Saint Margarets Air Station
Saint Margarets Air Station (1953-1969) - A Cold War Canadian Radar Station first established in 1953 near the town of Saint Margarets in New Brunswick. Named Saint Margarets Air Station after the location. Initially assigned a Permanent ID of C-5, later a Sage ID of C-5. Abandoned in 1969. Also known as CFB Chatham - St. Margarets Detachment.
History of Saint Margarets Air Station
Construction began in 1950 and became operational 1 Nov 1953 as Saint Margarets Air Station manned by the 21 AC&W Squadron. The station initially had both a Ground-Control Intercept (GCI) and early warning mission. The early warning mission involved tracking and identifying all aircraft entering their airspace while the GCI mission involved guiding Air Force interceptors to any identified enemy aircraft. Controllers at the station vectored fighter aircraft at the correct course and speed to intercept enemy aircraft using voice commands via ground-to-air radio.

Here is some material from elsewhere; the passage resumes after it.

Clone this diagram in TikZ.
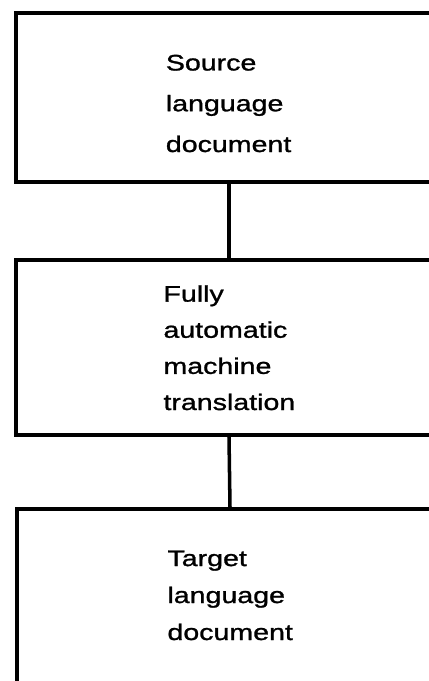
\documentclass[tikz,border=0pt]{standalone}
\usepackage{fontspec}
\newfontfamily\boxfont{Liberation Sans}[FakeStretch=1.27,FakeBold=1.2]
\usepackage{tikz}

\begin{document}
\begin{tikzpicture}[
  box/.style={draw, line width=2.5pt, minimum width=10.65cm, inner sep=0pt},
  txt/.style={anchor=base west, align=left, inner sep=0pt},
  link/.style={line width=2.5pt},
]
\useasboundingbox (0,0) rectangle (10.7,-17.025);
\node[box, minimum height=4.225cm] (src) at (5.725,-2.4375) {};
\node[box, minimum height=4.375cm] (mt) at (5.725,-8.6875) {};
\node[box, minimum height=5.3cm] (tgt) at (5.75,-15.375) {};
\node[txt, font=\boxfont\fontsize{16}{29}\selectfont] (srctxt) at (4.14,-3.8) {Source\\language\\document};
\node[txt, font=\boxfont\fontsize{16}{25.7}\selectfont] (mttxt) at (4.08,-10.25) {Fully\\automatic\\machine\\translation};
\node[txt, font=\boxfont\fontsize{16}{26.3}\selectfont] (tgttxt) at (4.18,-16.0) {Target\\language\\document};
\draw[link] (src.south) -- (mt.north);
\draw[link] (mt.south) -- (tgt.north);
\end{tikzpicture}
\end{document}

The transition of the manual GCI system to the automated SAGE system began with the installation of the FST-2 coordinate data transmitter and search radar upgrades. The FST-2 equipment digitized the radar returns and transmitted the digital returns to the SAGE direction center. Under the SAGE System, interceptor aircraft were directed to their targets by the direction center computers and controllers, greatly reducing the need for local controllers and equipment at every radar station.
The FST-2 was a very large digital system using vacuum tube technology. Over 6900 vacuum tubes were used in each FST-2 requiring 21 air-conditioned cabinets, 40 tons of air conditioning, 43.5 kva of prime power and usually a large new addition to the operations building. The FST-2B modification added two more cabinets but with newer solid state (transistor) technology to process coded responses from aircraft transponders.
Saint Margarets AS was planned to have responsible for maintenance of some six remote unattended gap-filler radar sites. None of the planned Saint Margarets AS gap-filler radars became operational
Saint Margarets AS became a BUIC I GCI site in 1962 and a BUIC II manual backup site in 1966. It was selected as a BUIC III site and in 1968 the BUIC III system was implemented. The BUIC III system provided a backup for a SAGE direction center with the GSA-51 computer system and provided the ability to display sector wide radar data on consoles for local weapons controllers. The system duplicated the functionality of the vacuum tube direction center computers with the more up-to-date GSA-51 computer system and replaced the FST-2 with a more up-to-date coordinate data transmitter, the FYQ-47. As the threat from a soviet bomber fleet lessened, the decision came to mothball the United States BUIC system in 1974.
In Canada under BUIC III, St. Margarets was assigned as a BUIC NORAD Control Centre (BNCC) and became operational 1 Jan 1969. The 34 Radar Squadron at CFS Senneterre became BNCC No. 1 while 21 Radar Squadron at Saint Margrets was designated as BNCC No. 2. Saint Margarets became the only operational BNCC after CFS Senneterre was placed in stand-by status and Saint Margrets was solely responsible for backing up the underground North Bay SAGE Direction Center DC-31.
The unsupportable U.S. SAGE Direction Centers were consolidated and closed down in favor of new Regional Operational Control Centers (ROCC) with more modern computers. Canada, as a NORAD partner, chose the same path and the conversion took place between 1980 and 1983. The Canadian ROCCs were fully operational by August 1984 but the BUIC mission at Saint Margrets ended on 19 Jul 1983 and the station became a Long Range Radar (LRR) surveillance site.
Saint Margarets AS and the 21 Radar Squadron were deactivated in 1 Apr 1988.
The physical plant of the site was divided into the main site, a cantonment area, a housing area and a radio site. The main site housed the operations buildings, the radar towers, and the backup generators. The cantonment area housed the enlisted barracks, the bachelor officer's quarters, the orderly room, the dining hall, the motor pool and other support buildings. Apart from the main site was a small housing area for married personnel. A separate Ground to Air Transmitter/Receiver (GATR) radio site housed the radio equipment for directing aircraft intercepts.